By Dr Zawwar Hussain
We tend to think of the ground beneath our feet as the one stable thing in a chaotic world. It is the stage upon which the drama of human history unfolds, the unmoving foundation upon which we build our homes, our cities, and our lives. We speak of being on solid ground, of terra firma, as a metaphor for certainty itself. However, this is a comforting illusion. The Earth we inhabit is not a static, silent sphere; it is a living, restless body, humming with inner energies and shuddering with deep, tectonic breaths.

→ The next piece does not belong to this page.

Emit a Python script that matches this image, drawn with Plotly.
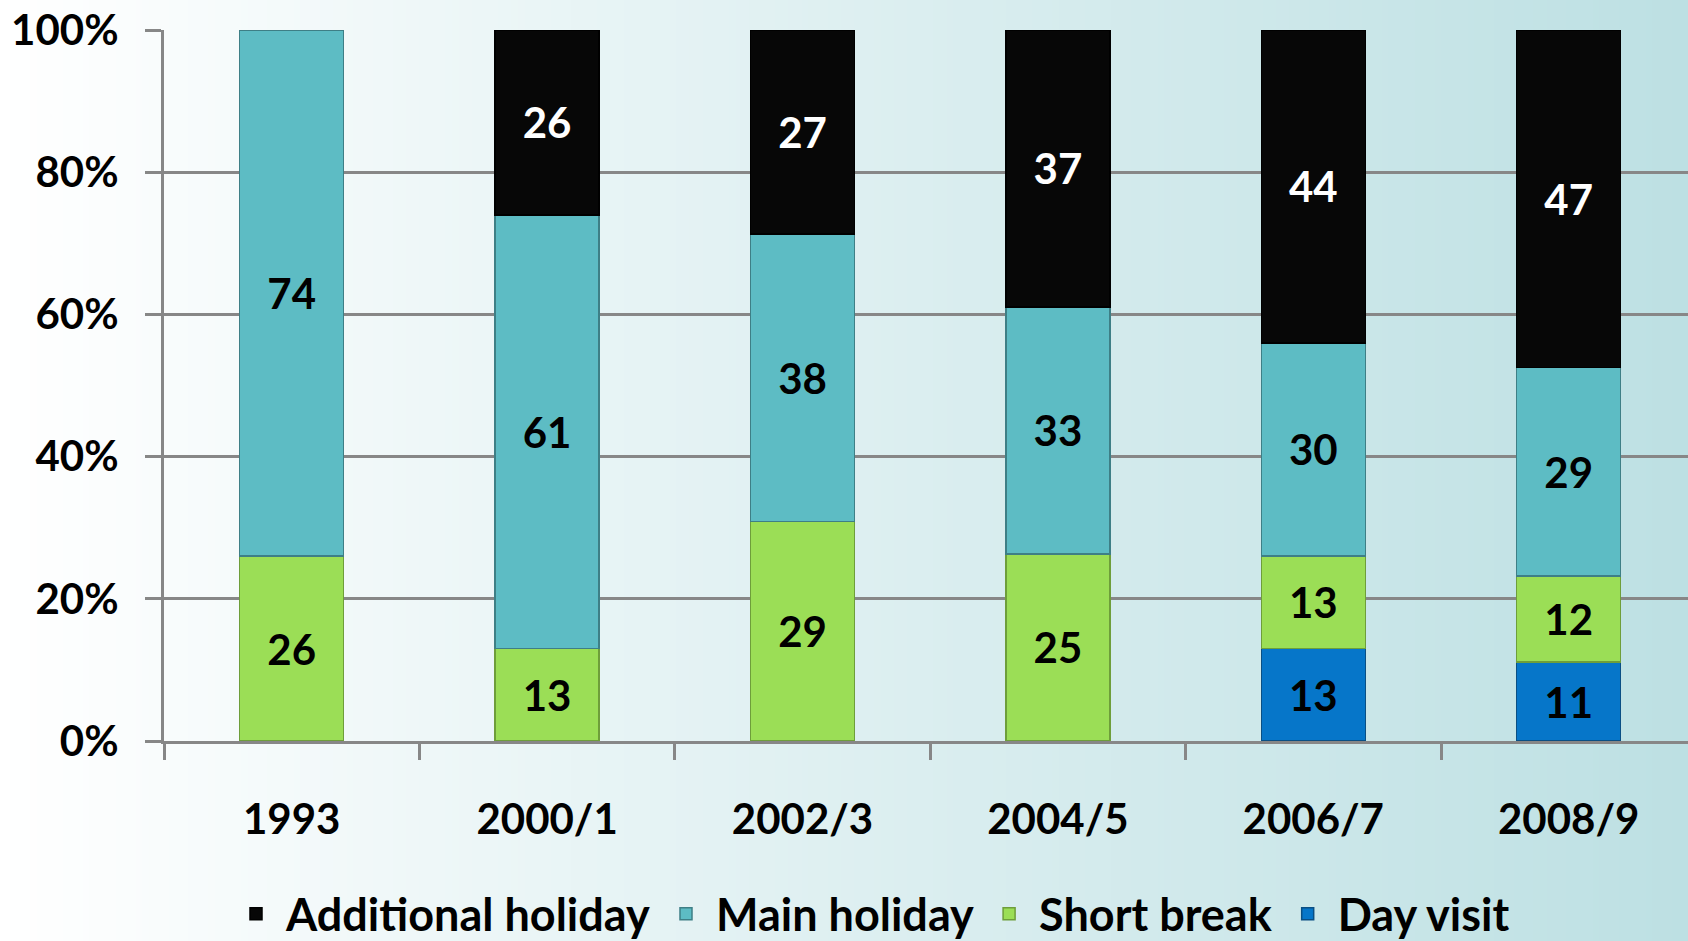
import base64, struct, zlib
import plotly.graph_objects as go

# ---------------- data ----------------
categories = ["1993", "2000/1", "2002/3", "2004/5", "2006/7", "2008/9"]
day_visit = [None, None, None, None, 13, 11]
short_break = [26, 13, 29, 25, 13, 12]
main_holiday = [74, 61, 38, 33, 30, 29]
additional_holiday = [None, 26, 27, 37, 44, 47]
y_tick_vals = [0, 20, 40, 60, 80, 100]
y_tick_text = ["0%", "20%", "40%", "60%", "80%", "100%"]

# ---------------- background gradient image ----------------
def gradient_png(w=256, c0=(255, 255, 255), c1=(189, 224, 227)):
    row = b"\x00"
    for i in range(w):
        t = i / (w - 1)
        row += bytes(int(round(c0[k] + (c1[k] - c0[k]) * t)) for k in range(3))
    def chunk(tag, data):
        c = struct.pack(">I", len(data)) + tag + data
        return c + struct.pack(">I", zlib.crc32(tag + data) & 0xffffffff)
    png = b"\x89PNG\r\n\x1a\n"
    png += chunk(b"IHDR", struct.pack(">IIBBBBB", w, 1, 8, 2, 0, 0, 0))
    png += chunk(b"IDAT", zlib.compress(row))
    png += chunk(b"IEND", b"")
    return "data:image/png;base64," + base64.b64encode(png).decode()

W, H = 1688, 941
ML, MR, MT, MB = 164, 0, 30, 200
PW, PH = W - ML - MR, H - MT - MB

FONT = "Lato"
FS = 42
fig = go.Figure()

def txt(vals):
    return ["" if v is None else str(v) for v in vals]

series = [
    ("Day visit", day_visit, "#0676C9", "#0A4F84", "black"),
    ("Short break", short_break, "#9BDE56", "#6E9E3A", "black"),
    ("Main holiday", main_holiday, "#5DBCC4", "#3E7F86", "black"),
    ("Additional holiday", additional_holiday, "#070707", "#000000", "white"),
]
for name, vals, col, lcol, tcol in series:
    fig.add_trace(go.Bar(
        name=name, x=categories, y=vals,
        marker=dict(color=col, line=dict(color=lcol, width=1.5)),
        text=txt(vals), textposition="inside", insidetextanchor="middle",
        textangle=0, constraintext="none",
        textfont=dict(family=FONT, size=FS, color=tcol, weight="bold"),
        hoverinfo="skip",
    ))

fig.update_layout(
    width=W, height=H,
    margin=dict(l=ML, r=MR, t=MT, b=MB, pad=0),
    barmode="stack", barnorm="percent", bargap=0.593,
    paper_bgcolor="white", plot_bgcolor="rgba(0,0,0,0)",
    font=dict(family=FONT, size=FS, color="black", weight="bold"),
    showlegend=True,
    legend=dict(orientation="h", traceorder="reversed",
                xref="container", x=226 / W, xanchor="left",
                yref="container", y=1 - 914 / H, yanchor="middle",
                font=dict(family=FONT, size=45, color="black", weight="bold"),
                bgcolor="rgba(0,0,0,0)", itemwidth=50, tracegroupgap=0),
    images=[dict(source=gradient_png(), xref="paper", yref="paper",
                 x=-ML / PW, y=1 + MT / PH, sizex=W / PW, sizey=H / PH,
                 xanchor="left", yanchor="top", sizing="stretch", layer="below")],
)
fig.update_xaxes(
    type="category", range=[-0.5, -0.5 + PW / 255.4],
    showgrid=False, showline=True, linecolor="#878787", linewidth=3,
    ticks="outside", tickson="boundaries", ticklen=16, tickwidth=3, tickcolor="#878787",
    ticklabelstandoff=40,
    tickfont=dict(family=FONT, size=FS, color="black", weight="bold"),
    zeroline=False, fixedrange=True,
)
fig.update_yaxes(
    range=[0, 100], tickvals=y_tick_vals, ticktext=y_tick_text,
    showgrid=True, gridcolor="#878787", gridwidth=3,
    showline=True, linecolor="#878787", linewidth=3,
    ticks="outside", ticklen=16, tickwidth=3, tickcolor="#878787",
    ticklabelstandoff=18,
    tickfont=dict(family=FONT, size=FS, color="black", weight="bold"),
    zeroline=False, fixedrange=True,
)

fig.write_html("out.html", config={"displayModeBar": False},
               post_script="document.body.style.margin='0';document.body.style.overflow='hidden';")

In addition, every so often, it reminds us of this fact with a violent, terrifying cough that can level cities in seconds.
These reminders come in the form of earthquakes, and their power is transmitted by seismic waves. As the geoscientist Dr. Zawwar Hussain explains, these waves are far more than mere agents of destruction. They are messages from a hidden world, carrying vital secrets from depths we can never hope to reach with a drill or a probe. They are the Earth’s own language, and learning to interpret it has become one of science’s most fascinating quests. To understand this, one must first appreciate the planet’s hidden architecture. We live on a thin, brittle crust, a delicate shell floating atop a vast, churning interior of mantle and core. It is a structure we cannot see and cannot touch.
Yet, when an earthquake strikes—when accumulated stress causes rocks to fracture along a fault line deep underground—it sends out a pulse of energy. From that point, the focus or hypocenter, two distinct types of body waves ripple outwards. The fastest are the Primary, or P-waves. These are the messengers, the first to arrive at seismic stations around the globe. They move with a push-and-pull motion, compressing and expanding the rock like a sound wave travelling through air, and they can pass through solids, liquids, and gases with equal ease. Close on their heels come the Secondary, or S-waves. These are slower, and their motion is more violent—a side-to-side shearing that shakes the ground vertically and horizontally.
Finally, there are the Surface waves. These are the slowpokes of the seismic family, travelling along the planet’s outer skin long after the faster waves have passed. Yet, what they lack in speed, they make up for in destructive power. They roll across the landscape with an undulating, oceanic motion, heaving the ground up and down. It is these waves, the L-waves, that crack foundations, topple bridges, and wreak the horrific damage we associate with catastrophic quakes. They are the brute force, the final, devastating exclamation mark on a sentence written deep underground. Our planet is in constant geological motion. Its outer shell is a jigsaw puzzle of tectonic plates, grinding past one another, colliding, and spreading apart at the rate our fingernails grow.
It is along the boundaries of these plates that the Earth’s restlessness is most keenly felt. The Pacific Ocean’s “Ring of Fire” is a testament to this, a zone of incessant seismic and volcanic activity that has shaped the landscapes and the civilizations of the Americas and Asia. Pakistan, too, sits on a geological fault line, living with the legacy of the colossal collision between the Indian and Eurasian plates that pushed up the Himalayas. The devastating Kashmir earthquake of 2005 was not an anomaly, but a brutal reminder of the immense forces at play just beneath our feet. The study of these waves, or seismology, has thus become a discipline of profound importance. It is our way of listening to the planet.
Ultimately, the story of seismic waves is a profound lesson in humility and wonder. It reminds us that our world is not a passive backdrop to human history, but an active, dynamic participant. The energy that rises from the depths is a force of both creation and destruction. It shapes mountains, carves ocean floors, and builds continents. And when it is released in a sudden, violent burst, it can shatter the solid ground we trust. To study these waves is to listen to the secret music of the Earth—a deep, powerful, and ancient symphony that has been playing long before we arrived and will continue long after we are gone. It is a sound we ignore at our peril.